There is no precedent for a non-EU Member State securing extradition arrangements equivalent to the European Arrest Warrant EAW. If we default to pre-EAW extradition arrangements - such as the 1957 Council of Europe Convention - would lead to delay, higher cost, and potential political interference and would be a bad outcome for both the UK and the EU.
Data-sharing is critical for future UK-EU security cooperation. Were the UK to lose access to the EU’s security databases, information that today can be retrieved almost instantaneously could take days or weeks to access, creating not only a significant hurdle to effective policing but a threat to public safety. The Government agrees that it would be detrimental to the UK and EU Member States if this capability was not protected – and in regard to the UK securing an agreement with the EU, the UK is ready to begin preliminary discussions on an adequacy assessment so that a data protection agreement can be in place by the end of the implementation period at the latest, to provide the earliest possible reassurance that data flows can continue for both security, law enforcement and commercial purposes.
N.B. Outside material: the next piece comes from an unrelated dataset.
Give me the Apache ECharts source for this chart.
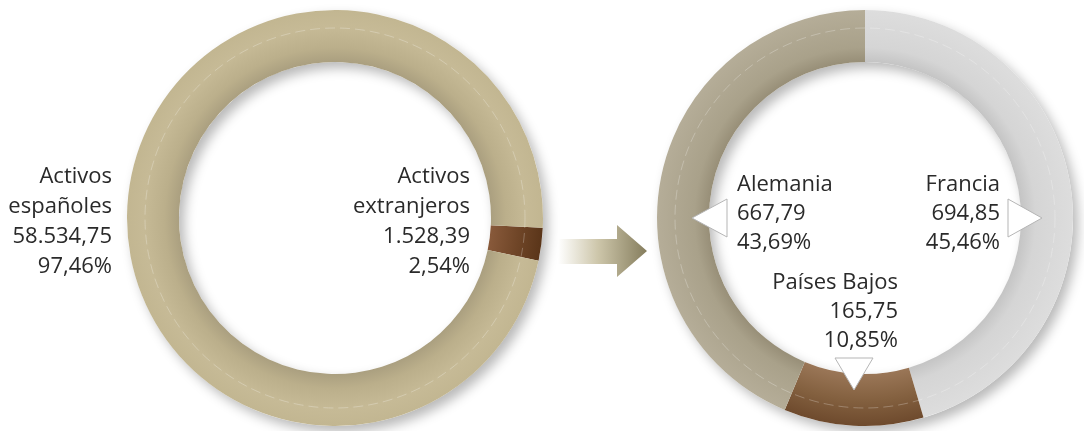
<!DOCTYPE html>
<html>
<head>
<meta charset="utf-8">
<script src="https://cdn.jsdelivr.net/npm/echarts@6/dist/echarts.min.js"></script>
<style>
  html, body { margin: 0; padding: 0; background: #fff; }
  #chart { width: 1084px; height: 431px; }
</style>
</head>
<body>
<div id="chart"></div>
<script>
// cartera total
const totalNames = ['Activos\nextranjeros', 'Activos\nespañoles']
const totalValues = [1528.39, 58534.75]
const totalShares = [2.54, 97.46]

// activos extranjeros por país
const foreignNames = ['Francia', 'Países Bajos', 'Alemania']
const foreignValues = [694.85, 165.75, 667.79]
const foreignShares = [45.46, 10.85, 43.69]

const leftC = [335, 218]
const rightC = [865, 218]
const rIn = 156
const rOut = 208

// label anchors: x, y(top), align
const leftLabelPos = [[470, 162, 'right'], [112, 162, 'right']]
const rightLabelPos = [[1000, 170, 'right'], [898, 268, 'right'], [737, 170, 'left']]

function fmtEs (v) {
  const parts = v.toFixed(2).split('.')
  return parts[0].replace(/\B(?=(\d{3})+(?!\d))/g, '.') + ',' + parts[1]
}

function ringColor (c, stops) {
  return new echarts.graphic.RadialGradient(c[0], c[1], rOut,
    stops.map(s => ({ offset: s[0], color: s[1] })), true)
}

const leftColors = [
  ringColor(leftC, [[0.74, '#8a5b3c'], [0.88, '#704628'], [1, '#5a3519']]),
  ringColor(leftC, [[0.74, '#a89d7e'], [0.82, '#bbaf8b'], [0.92, '#c6ba96'], [1, '#c2b691']])
]
const rightColors = [
  ringColor(rightC, [[0.74, '#c2c2c2'], [0.82, '#d5d5d5'], [1, '#dddddd']]),
  ringColor(rightC, [[0.74, '#9c7859'], [0.88, '#83603f'], [1, '#6e4a2d']]),
  ringColor(rightC, [[0.74, '#958c75'], [0.82, '#a9a18a'], [1, '#b5ad98']])
]

const labelStyle = {
  show: true,
  position: 'outside',
  overflow: 'none',
  fontFamily: 'Open Sans',
  fontSize: 22,
  lineHeight: 30,
  color: '#2a2a2a'
}

function shadowRing (c) {
  return {
    type: 'pie',
    silent: true,
    center: c,
    radius: [rIn, rOut],
    z: 1,
    label: { show: false },
    labelLine: { show: false },
    itemStyle: {
      color: '#fff',
      shadowBlur: 12,
      shadowColor: 'rgba(0,0,0,0.28)',
      shadowOffsetX: 5,
      shadowOffsetY: 6
    },
    data: [1]
  }
}

function triangle (pts) {
  return {
    type: 'polygon',
    z: 10,
    shape: { points: pts },
    style: { fill: '#fff', stroke: '#b5b5b5', lineWidth: 1 }
  }
}

function guide (c) {
  return {
    type: 'circle',
    z: 9,
    silent: true,
    shape: { cx: c[0], cy: c[1], r: 190 },
    style: { fill: null, stroke: 'rgba(255,255,255,0.25)', lineWidth: 1, lineDash: [10, 5] }
  }
}

const chart = echarts.init(document.getElementById('chart'))

chart.setOption({
  animation: false,
  graphic: [
    guide(leftC),
    guide(rightC),
    {
      type: 'polygon',
      z: 10,
      shape: {
        points: [[558, 239], [617, 239], [617, 225], [647, 251], [617, 277], [617, 264], [558, 264]]
      },
      style: {
        fill: new echarts.graphic.LinearGradient(0, 0, 1, 0, [
          { offset: 0, color: '#ffffff' },
          { offset: 0.45, color: '#cdc6aa' },
          { offset: 1, color: '#857d5d' }
        ])
      }
    },
    triangle([[692, 218], [727, 199], [727, 237]]),
    triangle([[1042, 218], [1008, 199], [1008, 237]]),
    triangle([[835, 358], [873, 358], [854, 390]])
  ],
  series: [
    shadowRing(leftC),
    shadowRing(rightC),
    {
      type: 'pie',
      center: leftC,
      radius: [rIn, rOut],
      startAngle: -2.7,
      clockwise: true,
      avoidLabelOverlap: false,
      z: 2,
      emphasis: { disabled: true },
      labelLine: { show: false },
      label: Object.assign({}, labelStyle, {
        formatter: p => p.name + '\n' + fmtEs(totalValues[p.dataIndex]) + '\n' +
          totalShares[p.dataIndex].toFixed(2).replace('.', ',') + '%'
      }),
      labelLayout: p => {
        const pos = leftLabelPos[p.dataIndex]
        return { x: pos[0], y: pos[1], align: pos[2], verticalAlign: 'top', hideOverlap: false }
      },
      data: totalNames.map((n, i) => ({
        name: n,
        value: totalValues[i],
        itemStyle: { color: leftColors[i] }
      }))
    },
    {
      type: 'pie',
      center: rightC,
      radius: [rIn, rOut],
      startAngle: 90,
      clockwise: true,
      avoidLabelOverlap: false,
      z: 2,
      emphasis: { disabled: true },
      labelLine: { show: false },
      label: Object.assign({}, labelStyle, {
        lineHeight: 29,
        formatter: p => p.name + '\n' + fmtEs(foreignValues[p.dataIndex]) + '\n' +
          foreignShares[p.dataIndex].toFixed(2).replace('.', ',') + '%'
      }),
      labelLayout: p => {
        const pos = rightLabelPos[p.dataIndex]
        return { x: pos[0], y: pos[1], align: pos[2], verticalAlign: 'top', hideOverlap: false }
      },
      data: foreignNames.map((n, i) => ({
        name: n,
        value: foreignValues[i],
        itemStyle: { color: rightColors[i] }
      }))
    }
  ]
})
</script>
</body>
</html>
In the meantime, security practitioners should prepare for the possibility of an operational cliff-edge. The Committee commends the contingency planning undertaken by the Crown Prosecution Service, the Metropolitan Police and the National Crime Agency
The Government confirmed that the UK is committed to membership of the European Convention on Human Rights (ECHR) - and “we believe an agreement should include a mutual commitment to individuals’ rights, noting that the UK will remain a party to the ECHR after it has left the EU.”
Security forces in Northern Ireland and the Republic of Ireland have a decades long history of cooperation in combating terrorism and cross-border crime, and over recent years in particular the Police Service of Northern Ireland and An Garda Síochána have developed ever greater mutual confidence and respect. It is vital for both sides that any UK-EU treaty or agreements should support ongoing security cooperation.